According to the convergence relation curve, the following conclusions can be drawn. The high skewness of the convergence curve indicates that the algorithm is more capable of finding the optimum and has high generality, which is more suitable for solving some complex optimization problems than other simulation algorithms.The shortcoming lies in its inability to escape from local optimal solutions.The convergence speed is faster and the approximation to the optimal solution is faster. The disadvantage is that it is easy to fall into the local optimal solution prematurely. The algorithm is averaged over multiple runs and results in a stable approximation to the optimal solution. The algorithm maintains the correlation between the test data points better. Compared with other algorithms it has better global stability and greater development capability.

It is verified through a series of simulations and the experimental results are analyzed. It can be observed that the algorithm is able to give optimization results with superiority, stronger convergence, better global optimization performance and good stability.

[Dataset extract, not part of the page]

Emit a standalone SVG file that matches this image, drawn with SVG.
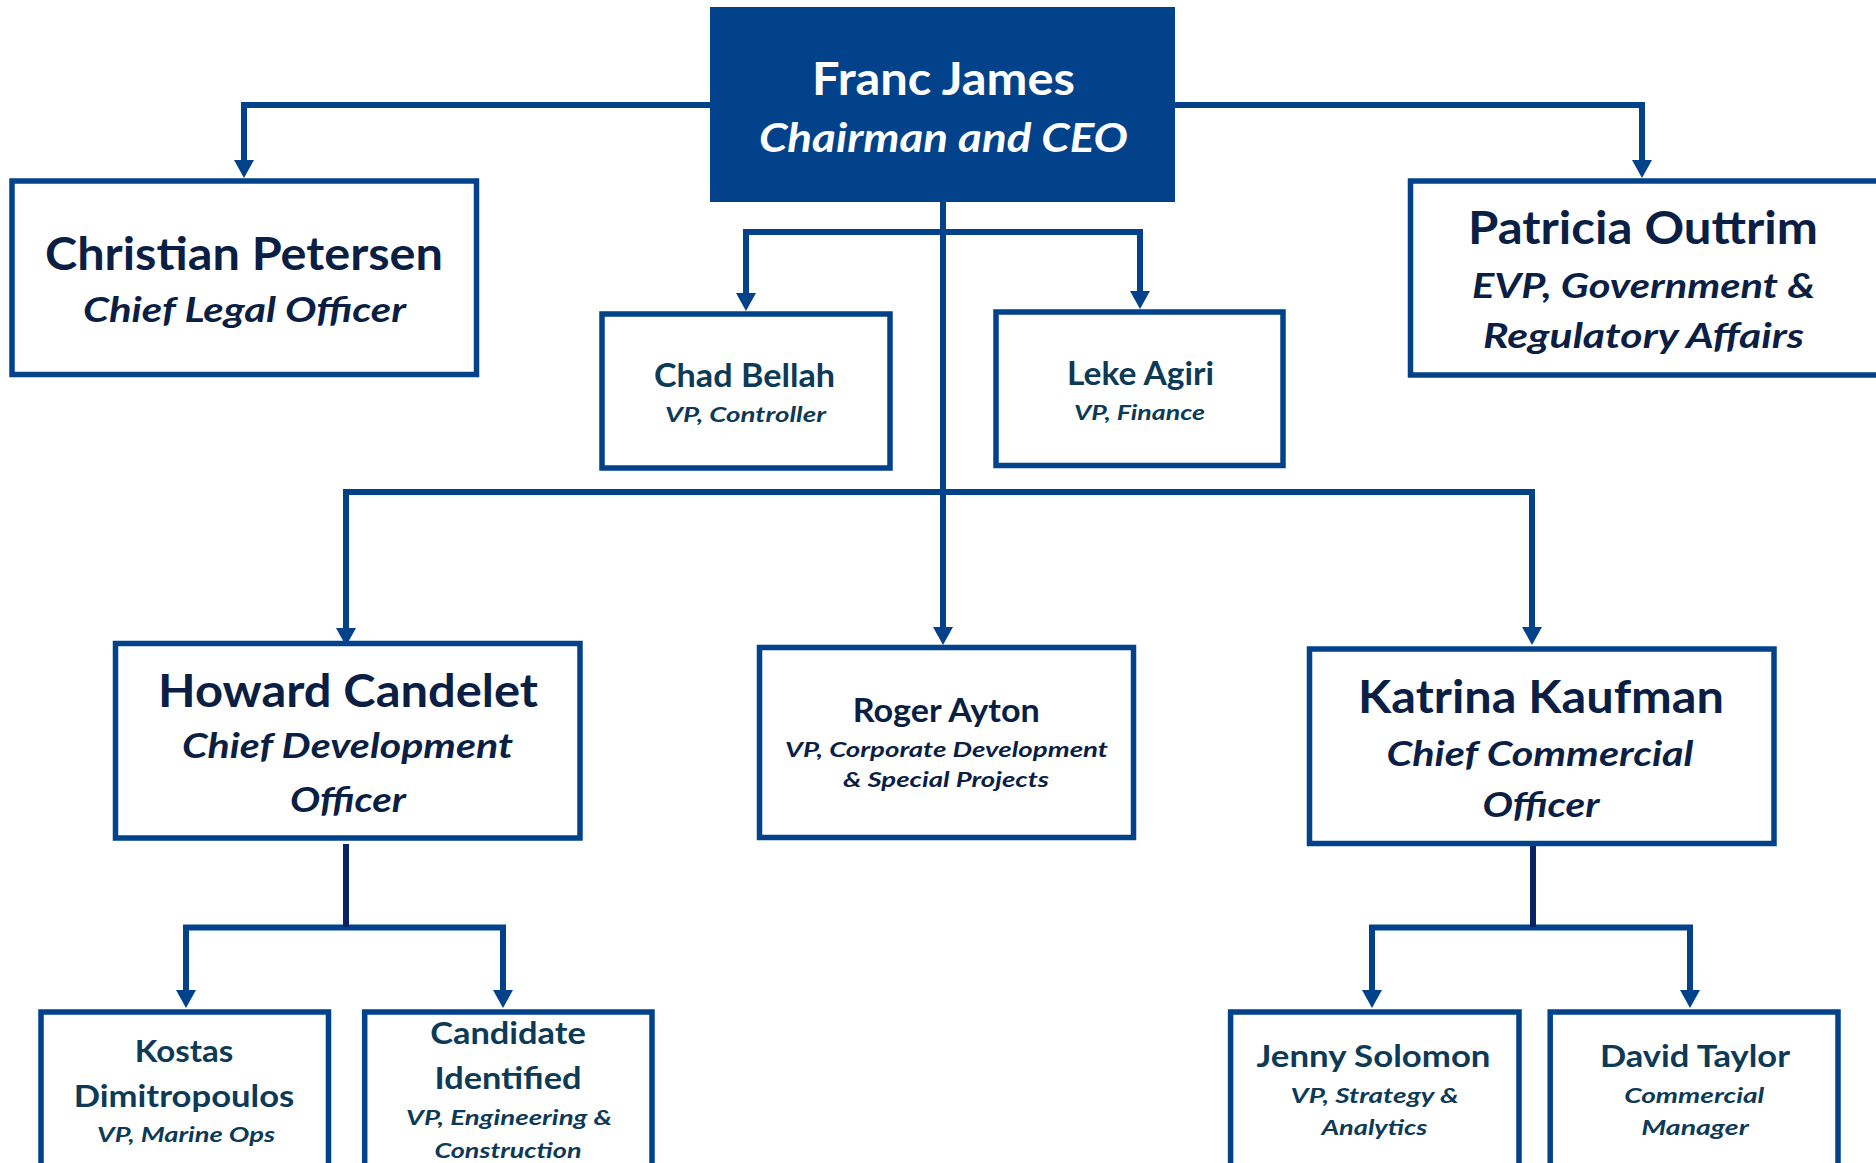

The comprehensive comparison results are highly satisfactory and can serve as an effective tool for addressing complex practical problems. Compared with some other algorithms, the advantages are obvious, the number of iterations is small, easy to program and implement, while avoiding the disadvantage of slower convergence. So the approximate solution of the problem can be found quickly and the global optimal point can be obtained very quickly without any a priori knowledge.

This study still has many shortcomings that need to be improved. This study only simulates the static terrain and the known shape, size and location of the threat area, i.e., the environment is known and the complexity is low. However, the actual UAV mission environment is complex and variable, with sudden environmental changes and unexpected threats that are difficult to predict in advance. Therefore, it is hoped that an adaptive algorithm will be designed subsequently to make corresponding strategy adjustments for the actual situation. To address the issue of easily falling into a local optimal solution, it is suggested that a randomization strategy be implemented to mitigate the impact of the local optimal solution.